----- GIVEN RECORDS

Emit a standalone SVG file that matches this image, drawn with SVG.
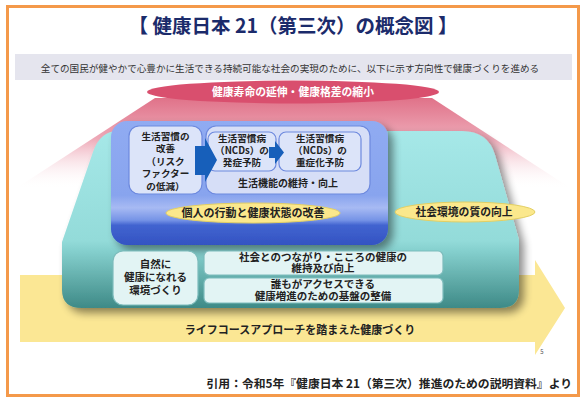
<svg xmlns="http://www.w3.org/2000/svg" width="586" height="403" viewBox="0 0 586 403">
<defs>
<style>
text{font-family:"Noto Sans CJK JP","Noto Sans",sans-serif;text-anchor:middle;}
.t{font-size:10px;font-weight:bold;fill:#222;}
.s{font-size:9.6px;}
.box{fill:#dce4f9;stroke:#6d89de;stroke-width:1.2;}
.lbox{fill:#e2f4f4;stroke:#7dbcbc;stroke-width:1.2;}
.ell{fill:#fbe88c;stroke:#e3cf63;stroke-width:1;}
.arr{fill:#175fba;}
</style>
<linearGradient id="fan" x1="0" y1="0" x2="0" y2="1">
<stop offset="0" stop-color="#e07289"/>
<stop offset="0.45" stop-color="#eeaab8"/>
<stop offset="1" stop-color="#ffffff" stop-opacity="0"/>
</linearGradient>
<linearGradient id="teal" x1="0" y1="0" x2="0" y2="1">
<stop offset="0" stop-color="#a6e8e8"/>
<stop offset="0.62" stop-color="#93dbd9"/>
<stop offset="0.68" stop-color="#84cfcd"/>
<stop offset="0.85" stop-color="#5faaa7"/>
<stop offset="1" stop-color="#3e8a87"/>
</linearGradient>
<linearGradient id="blue" x1="0" y1="0" x2="0" y2="1">
<stop offset="0" stop-color="#90abf2"/>
<stop offset="0.6" stop-color="#88a4ee"/>
<stop offset="0.7" stop-color="#a7baf3"/>
<stop offset="0.8" stop-color="#7593e6"/>
<stop offset="0.84" stop-color="#4264d0"/>
<stop offset="1" stop-color="#3353c2"/>
</linearGradient>
<filter id="sh" x="-10%" y="-10%" width="125%" height="130%">
<feGaussianBlur in="SourceAlpha" stdDeviation="4"/>
<feOffset dx="5" dy="5" result="b"/>
<feComponentTransfer><feFuncA type="linear" slope="0.45"/></feComponentTransfer>
<feMerge><feMergeNode/><feMergeNode in="SourceGraphic"/></feMerge>
</filter>
</defs>
<rect x="0" y="0" width="586" height="403" fill="#ffffff"/>
<rect x="7.5" y="6.5" width="571" height="389" fill="none" stroke="#f4994a" stroke-width="3"/>

<g id="title">
<text x="293" y="33" style="font-size:19.5px;font-weight:bold;fill:#1b2b6b">【 健康日本 21（第三次）の概念図 】</text>
</g>

<g id="vision">
<rect x="15" y="54" width="557" height="26" fill="#e5e5ee"/>
<text x="290" y="72" style="font-size:9.6px;fill:#333">全ての国民が健やかで心豊かに生活できる持続可能な社会の実現のために、以下に示す方向性で健康づくりを進める</text>
</g>

<g id="fan">
<polygon points="155,98 432,98 572,189 15,189" fill="url(#fan)"/>
</g>

<g id="goal">
<ellipse cx="293" cy="92" rx="146" ry="11.5" fill="#d94f6e"/>
<text x="293" y="96" style="font-size:10.8px;font-weight:bold;fill:#fff">健康寿命の延伸・健康格差の縮小</text>
</g>

<g id="lifecourse">
<polygon points="20,275 535,275 535,260 565,308 535,355 535,342 20,342" fill="#fbe794"/>
<text x="300" y="334" class="t" style="font-size:11px">ライフコースアプローチを踏まえた健康づくり</text>
</g>

<g id="social-platform">
<path d="M118,131 L462,131 Q488,131 495,155 L519,240 L519,290 Q519,308 500,308 L82,308 Q62,308 62,290 L62,242 L93,152 Q100,131 118,131 Z" fill="url(#teal)" filter="url(#sh)"/>
</g>

<g id="individual-block">
<rect x="111" y="121" width="277" height="124" rx="16" fill="url(#blue)" filter="url(#sh)"/>
</g>

<g id="lifestyle">
<rect class="box" x="129" y="126" width="73" height="68" rx="10"/>
<text class="t s"><tspan x="165.5" y="139.5">生活習慣の</tspan><tspan x="165.5" y="152">改善</tspan><tspan x="165.5" y="164.5">（リスク</tspan><tspan x="165.5" y="177">ファクター</tspan><tspan x="165.5" y="189.5">の低減）</tspan></text>
</g>

<g id="function">
<rect class="box" x="206" y="126" width="164" height="68" rx="10" style="fill:#d6def7"/>
<text class="t" x="288" y="187">生活機能の維持・向上</text>
</g>

<g id="onset">
<rect class="box" x="208" y="132" width="68" height="39" rx="7"/>
<text class="t s"><tspan x="242" y="142">生活習慣病</tspan><tspan x="242" y="154">（NCDs）の</tspan><tspan x="242" y="166">発症予防</tspan></text>
</g>

<g id="severity">
<rect class="box" x="279" y="132" width="82" height="39" rx="7"/>
<text class="t s"><tspan x="320" y="142">生活習慣病</tspan><tspan x="320" y="154">（NCDs）の</tspan><tspan x="320" y="166">重症化予防</tspan></text>
</g>

<g id="connectors">
<polygon class="arr" points="195,146 205,146 205,138 217,160 205,182 205,175 195,175"/>
<polygon class="arr" points="269,147 275,147 275,141 284,152.5 275,164 275,158 269,158"/>
</g>

<g id="individual-label">
<ellipse class="ell" cx="253" cy="213" rx="87" ry="10"/>
<text class="t" x="253" y="217" style="font-size:11px">個人の行動と健康状態の改善</text>
</g>

<g id="social-label">
<ellipse class="ell" cx="465" cy="212" rx="70" ry="10"/>
<text class="t" x="464" y="216" style="font-size:10.8px">社会環境の質の向上</text>
</g>

<g id="environment">
<rect class="lbox" x="113" y="251" width="85" height="54" rx="10"/>
<text class="t" style="font-size:10.5px"><tspan x="155.5" y="268">自然に</tspan><tspan x="155.5" y="281">健康になれる</tspan><tspan x="155.5" y="294">環境づくり</tspan></text>
</g>

<g id="connection">
<rect class="lbox" x="204" y="251" width="239" height="24" rx="5"/>
<text class="t" style="font-size:10.5px"><tspan x="323" y="261">社会とのつながり・こころの健康の</tspan><tspan x="323" y="272">維持及び向上</tspan></text>
</g>

<g id="foundation">
<rect class="lbox" x="204" y="278" width="239" height="25" rx="5"/>
<text class="t" style="font-size:10.5px"><tspan x="323" y="288">誰もがアクセスできる</tspan><tspan x="323" y="300">健康増進のための基盤の整備</tspan></text>
</g>

<g id="page">
<text x="542" y="354" style="font-size:6px;fill:#555">5</text>
</g>

<g id="citation">
<text x="572" y="388" style="font-size:11.8px;font-weight:bold;fill:#222;text-anchor:end">引用：令和5年『健康日本 21（第三次）推進のための説明資料』より</text>
</g>
</svg>
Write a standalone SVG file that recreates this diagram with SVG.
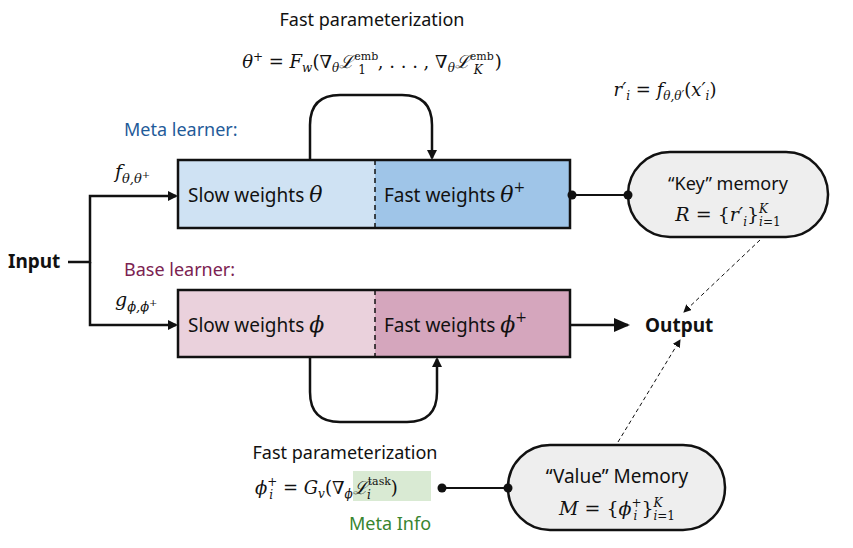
<svg xmlns="http://www.w3.org/2000/svg" width="853" height="548" viewBox="0 0 853 548">
<style>
.s{font-family:"Noto Sans","Open Sans",sans-serif;fill:#111}
.m{font-family:"DejaVu Serif","Liberation Serif",serif;fill:#111}
.i{font-style:italic}
.box{stroke:#111;stroke-width:2.5}
.ln{fill:none;stroke:#111;stroke-width:2.5}
</style>
<defs>
<marker id="ah" markerWidth="10" markerHeight="10" refX="8" refY="5" orient="auto" markerUnits="userSpaceOnUse"><path d="M0,0 L10,5 L0,10 Z" fill="#111"/></marker>
<marker id="ahl" markerWidth="16" markerHeight="14" refX="14" refY="7" orient="auto" markerUnits="userSpaceOnUse"><path d="M0,0 L16,7 L0,14 Z" fill="#111"/></marker>
<marker id="ahs" markerWidth="8" markerHeight="8" refX="7" refY="4" orient="auto" markerUnits="userSpaceOnUse"><path d="M0,0 L8,4 L0,8 Z" fill="#111"/></marker>
</defs>
<rect width="853" height="548" fill="#fff"/>
<g id="labels">
<text class="s" x="372" y="26" font-size="18" text-anchor="middle">Fast parameterization</text>
<text class="m" x="372" y="68" font-size="18" text-anchor="middle"><tspan class="i">θ</tspan><tspan font-size="12" dy="-7">+</tspan><tspan dy="7"> = </tspan><tspan class="i">F</tspan><tspan class="i" font-size="12" dy="4">w</tspan><tspan dy="-4">(∇</tspan><tspan class="i" font-size="12" dy="4">θ</tspan><tspan class="i" dy="-4">ℒ</tspan><tspan font-size="11" dy="-8">emb</tspan><tspan font-size="12" dx="-20" dy="14">1</tspan><tspan dx="12" dy="-6">, . . . , ∇</tspan><tspan class="i" font-size="12" dy="4">θ</tspan><tspan class="i" dy="-4">ℒ</tspan><tspan font-size="11" dy="-8">emb</tspan><tspan class="i" font-size="12" dx="-20" dy="14">K</tspan><tspan dx="12" dy="-6">)</tspan></text>
<text class="m" x="665" y="96" font-size="18" text-anchor="middle"><tspan class="i">r′</tspan><tspan class="i" font-size="12" dy="4">i</tspan><tspan dy="-4"> = </tspan><tspan class="i">f</tspan><tspan class="i" font-size="12" dy="4">θ,θ′</tspan><tspan dy="-4">(</tspan><tspan class="i">x′</tspan><tspan class="i" font-size="12" dy="4">i</tspan><tspan dy="-4">)</tspan></text>
<text class="s" x="124" y="136" font-size="18" style="fill:#1f5b99">Meta learner:</text>
<text class="s" x="124" y="276" font-size="18" style="fill:#7b2251">Base learner:</text>
<text class="s" x="8" y="268" font-size="19" font-weight="bold">Input</text>
<text class="m" x="115" y="178" font-size="19"><tspan class="i">f</tspan><tspan class="i" font-size="13" dy="5">θ,θ</tspan><tspan font-size="10" dy="-5">+</tspan></text>
<text class="m" x="115" y="306" font-size="19"><tspan class="i">g</tspan><tspan class="i" font-size="13" dy="5">ϕ,ϕ</tspan><tspan font-size="10" dy="-5">+</tspan></text>
<text class="s" x="645" y="332" font-size="19" font-weight="bold">Output</text>
<text class="s" x="345" y="459" font-size="18" text-anchor="middle">Fast parameterization</text>
<rect x="353" y="471" width="78" height="30" fill="#d9ead3"/>
<text class="m" x="255" y="494" font-size="18"><tspan class="i">ϕ</tspan><tspan font-size="12" dy="-8">+</tspan><tspan class="i" font-size="12" dx="-8" dy="13">i</tspan><tspan dx="4" dy="-5"> = </tspan><tspan class="i">G</tspan><tspan class="i" font-size="12" dy="4">v</tspan><tspan dy="-4">(∇</tspan><tspan class="i" font-size="12" dy="4">ϕ</tspan><tspan class="i" dy="-4">ℒ</tspan><tspan font-size="11" dy="-9">task</tspan><tspan class="i" font-size="12" dx="-24" dy="14">i</tspan><tspan dx="20" dy="-5">)</tspan></text>
<text class="s" x="390" y="530" font-size="18" text-anchor="middle" style="fill:#38852f">Meta Info</text>
</g>
<g id="meta">
<rect x="178" y="160" width="197" height="68" fill="#cfe2f3"/>
<rect x="375" y="160" width="195" height="68" fill="#9fc5e8"/>
<rect x="178" y="160" width="392" height="68" fill="none" class="box"/>
<line x1="375" y1="160" x2="375" y2="228" stroke="#111" stroke-width="1.5" stroke-dasharray="5,4"/>
<text class="s" x="188" y="202" font-size="19">Slow weights <tspan class="m i" font-size="22">θ</tspan></text>
<text class="s" x="384" y="202" font-size="19">Fast weights <tspan class="m i" font-size="22">θ</tspan><tspan class="m" font-size="14" dy="-10">+</tspan></text>
</g>
<g id="base">
<rect x="178" y="290" width="197" height="67" fill="#ead1dc"/>
<rect x="375" y="290" width="195" height="67" fill="#d5a6bd"/>
<rect x="178" y="290" width="392" height="67" fill="none" class="box"/>
<line x1="375" y1="290" x2="375" y2="357" stroke="#111" stroke-width="1.5" stroke-dasharray="5,4"/>
<text class="s" x="188" y="332" font-size="19">Slow weights <tspan class="m i" font-size="22">ϕ</tspan></text>
<text class="s" x="384" y="332" font-size="19">Fast weights <tspan class="m i" font-size="22">ϕ</tspan><tspan class="m" font-size="14" dy="-10">+</tspan></text>
</g>
<g id="key">
<rect x="628" y="152" width="200" height="85" rx="42" fill="#eeeeee" class="box"/>
<text class="s" x="728" y="190" font-size="18" text-anchor="middle">“Key” memory</text>
<text class="m" x="728" y="221" font-size="19" text-anchor="middle"><tspan class="i">R</tspan> = {<tspan class="i">r′</tspan><tspan class="i" font-size="12" dy="5">i</tspan><tspan dy="-5">}</tspan><tspan class="i" font-size="12" dy="-8">K</tspan><tspan font-size="12" dx="-9" dy="13"><tspan class="i">i</tspan>=1</tspan></text>
</g>
<g id="value">
<rect x="508" y="445" width="217" height="85" rx="42" fill="#eeeeee" class="box"/>
<text class="s" x="617" y="483" font-size="19" text-anchor="middle">“Value” Memory</text>
<text class="m" x="617" y="515" font-size="19" text-anchor="middle"><tspan class="i">M</tspan> = {<tspan class="i">ϕ</tspan><tspan font-size="12" dy="-8">+</tspan><tspan class="i" font-size="12" dx="-8" dy="13">i</tspan><tspan dx="4" dy="-5">}</tspan><tspan class="i" font-size="12" dy="-8">K</tspan><tspan font-size="12" dx="-9" dy="13"><tspan class="i">i</tspan>=1</tspan></text>
</g>
<g id="connectors">
<path class="ln" d="M68,262 H90 V196 H176" marker-end="url(#ah)"/>
<path class="ln" d="M90,262 V325 H176" marker-end="url(#ah)"/>
<path class="ln" d="M310,160 V125 Q310,95 340,95 H402 Q432,95 432,125 V158" marker-end="url(#ah)"/>
<path class="ln" d="M310,357 V392 Q310,422 340,422 H407 Q437,422 437,392 V359" marker-end="url(#ah)"/>
<path class="ln" d="M570,325 H628" marker-end="url(#ahl)"/>
<line x1="570" y1="195" x2="628" y2="195" stroke="#111" stroke-width="2"/>
<circle cx="572" cy="195" r="4.5" fill="#111"/><circle cx="628" cy="195" r="4.5" fill="#111"/>
<line x1="440" y1="488" x2="508" y2="488" stroke="#111" stroke-width="2"/>
<circle cx="442" cy="488" r="4.5" fill="#111"/><circle cx="508" cy="488" r="4.5" fill="#111"/>
<line x1="760" y1="240" x2="684" y2="312" stroke="#111" stroke-width="1" stroke-dasharray="4,3" marker-end="url(#ahs)"/>
<line x1="618" y1="442" x2="680" y2="340" stroke="#111" stroke-width="1" stroke-dasharray="4,3" marker-end="url(#ahs)"/>
</g>
</svg>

----------

◆ WHAT NEEDS TO BE DONE
Gather every line containing the word "with" and copy it.

◆ TASK RESULT
Emit a standalone SVG file that matches this image, drawn with SVG.
Write a standalone SVG file that recreates this diagram with SVG.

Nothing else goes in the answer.